Gaelic was widely spoken around Avoch though not so much within the village where English predominated, as might be expected since it and not Gaelic were taught in schools in the drive to anglicise Scotland. Boys were also taught Greek, Latin, arithmetic, book-keeping and reflecting Avoch’s predominant occupation, navigation. Church music was taught for a time but disappeared from schools by the middle of the 19th century. On the other hand, by this time bibles were as common then as they had been scarce a hundred years earlier when barely one could be found in Avoch.

While English was widely spoken in the locality each of the villages of the Black Isle had their own distinctive dialect and vocabulary. Avoch English was combined with distinctly Avoch vocabulary.  Words such as kyout for child, damiki for a girl, schielickie for a boy, leam for a food plate and prunnels were crumbs that might be left on a leam. Damiki is easily understood as women were often referred to as dames in the Highlands and adding a diminutive such as iki gives damiki in the same vein as a wee lamb (and small child) was a lamiki when I was growing up in the Black Isle.

Avochies were also very superstitious as I think all fishing communities tended to be because of the hazards of life at sea. No point in taking chances. For example, they regarded anyone called Ross as unlucky which in a district of Ross and Cromarty must have given a complex to quite a number of innocent souls. Rosses were lumped in with pigs and rabbits as kaulironies or caul iron(cold iron) and if an Avochie stumbled across anyone or anything they suspected was an ill-omen an item of cold iron had to be found to touch to cancel misfortune – in much the same way as folk cross their fingers when walking under a ladder – and who can blame them for in June 1871 fourteen died, including many women. Early one morning a small boat packed with men and women pushed away from the shore to prepare a catch for selling in Inverness which had been stored overnight in a fishing boat anchored just offshore.  A sudden stiff breeze swept the boat out into the firth creating panic. In no time it capsized throwing everyone into the sea. The catastrophe that left a large number of children motherless could be seen happening from the village.   

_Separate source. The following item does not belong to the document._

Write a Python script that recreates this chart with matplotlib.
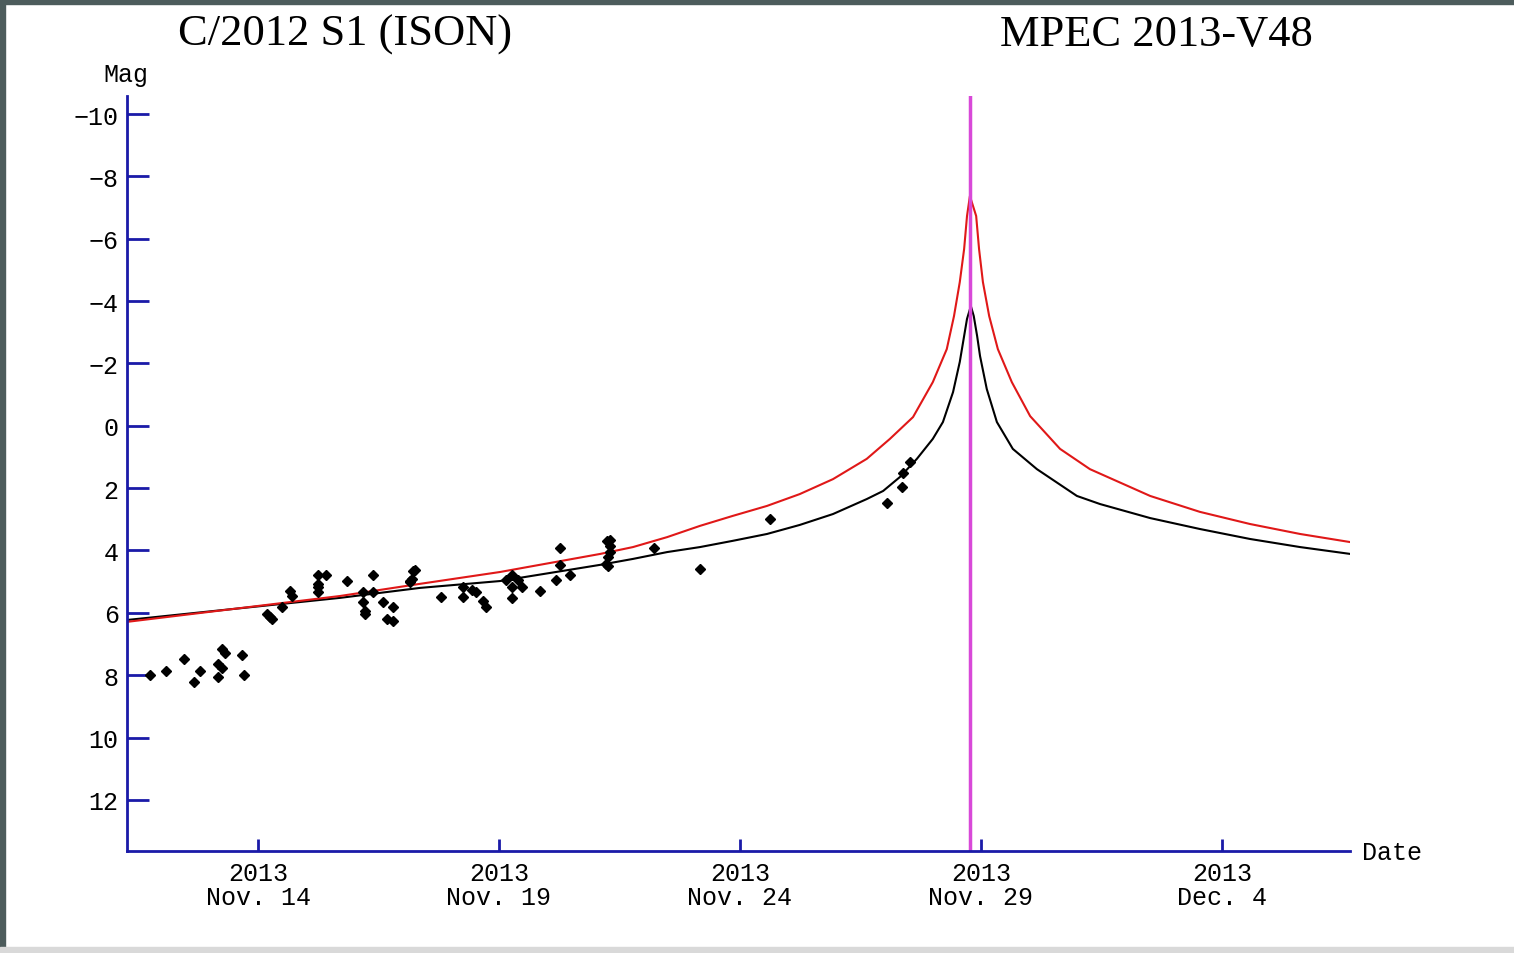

But Avoch was not solely a fishing village. Crofting was the mainstay of most Black Islers. From the land came food other than fish as well as wool. Local wool was prepared and woven into cloth and tweed for a time. Everything grown and manufactured that wasn’t consumed locally was exported. Linen was another crop grown around Avoch which had its own lint mill. Avoch hemp was manufactured into rope and canvas which provided sails for Moray Firth boats. But for the majority in Avoch the sea provided their income with hundreds employed directly or indirectly – sometimes without caution. For example once bountiful oyster beds were destroyed by overfishing. Catches of sprats, herring, salmon, whiting and haddock were sold around the Black Isle by wives and daughters of fishermen and in Inverness’s markets.

Age and infirmity were no barriers to work. As there were no old age pensions until the 20th century if you didn’t work you didn’t eat. The elderly and sick were forced to work their entire lives changing from what had been their occupation to easier and more menial tasks such as making and baiting fishing hooks and mending fishing nets. This didn’t mean the community did not pull together to provide extra assistance when needed such as when fishermen were lost at sea and their widows and children found themselves without their main breadwinner. This happened in 1792 following the loss of several fishers including the husband of a nineteen-year-old lassie, pregnant with her first baby who also lost her father and brother in the same accident. As well as receiving help from her fellow-villagers money flooded in from miles around; from Nairn to Fort George.  

Only the wealthy escaped a lifetime of unrelenting back-breaking toil but all work and no play make Jacks a bunch of dull boys, to misquote the proverb. Play included village football and another ball game enjoyed over Hogmanay which involved carrying a four-pound ball for some distance before seeing who could chuck it farthest. Whether women and girls participated I’ve no idea but don’t run away with the idea that ordeals of strength were confined to the male sex. Avoch’s women were renowned for being robust and hardy souls. It was a village custom for wives to carry their men on their backs out to their boats to keep the fishermen’s boots and clothing dry before setting out to sea. And in common with fisherwomen all around Scotland, Avoch women shouldered very heavy baskets packed with wet fish for miles across country when selling catches at inland farms and cottages.

So there you have it – Avoch distilled. The village of three family names – Patience, Jack and MacLeman – those names have been taken across the world. It is astonishing the number of folk with the name Patience who live in Africa; the British Empire was a vehicle for more than wars and trade. Patience sometimes said to derive from England or France may also be traced to the Gaelic Páidín – a diminutive of Pádraig. Jacks there are in plenty. Several notorious. MacLeman or McLeman and innumerable variations certainly has roots in Ireland. One man whose name incorporated both Jack and a variation of McLeman was the late actor, Jack Lemon, whose family were Irish. And the only thing to beat that for being cool is that there is a font called MacLemon.

None of this has much to do with Avoch and I’ll end with something else that’s only tangentially connected with Avoch but a good story. Around the turn of the 20th century Avoch was on the circuit for a sheriff called Thoms. The poor man had issues, as they say. I don’t know what she served up to him but Sheriff Thoms insisted on giving his Avoch cook cooking lessons when he stayed in the village. Neither do I know if he travelled with his pet cat – the one he fined up to a penny for misbehaving. Thoms was a celebrated flirt but perversely he kept unpleasant smelling camphor in what he referred to as his laughing waistcoat to deter women who might take his advances seriously. And finally, he arranged that he be buried in a wicker coffin so that when Christ returned to earth at the resurrection, he would be ready for a fast escape to beat the crowd to witness it – but then he changed his mind, deciding to be cremated instead and his ashes kept in the ladies’ room in St Giles’ Cathedral in Edinburgh. And on that note, perhaps it’s time to stop.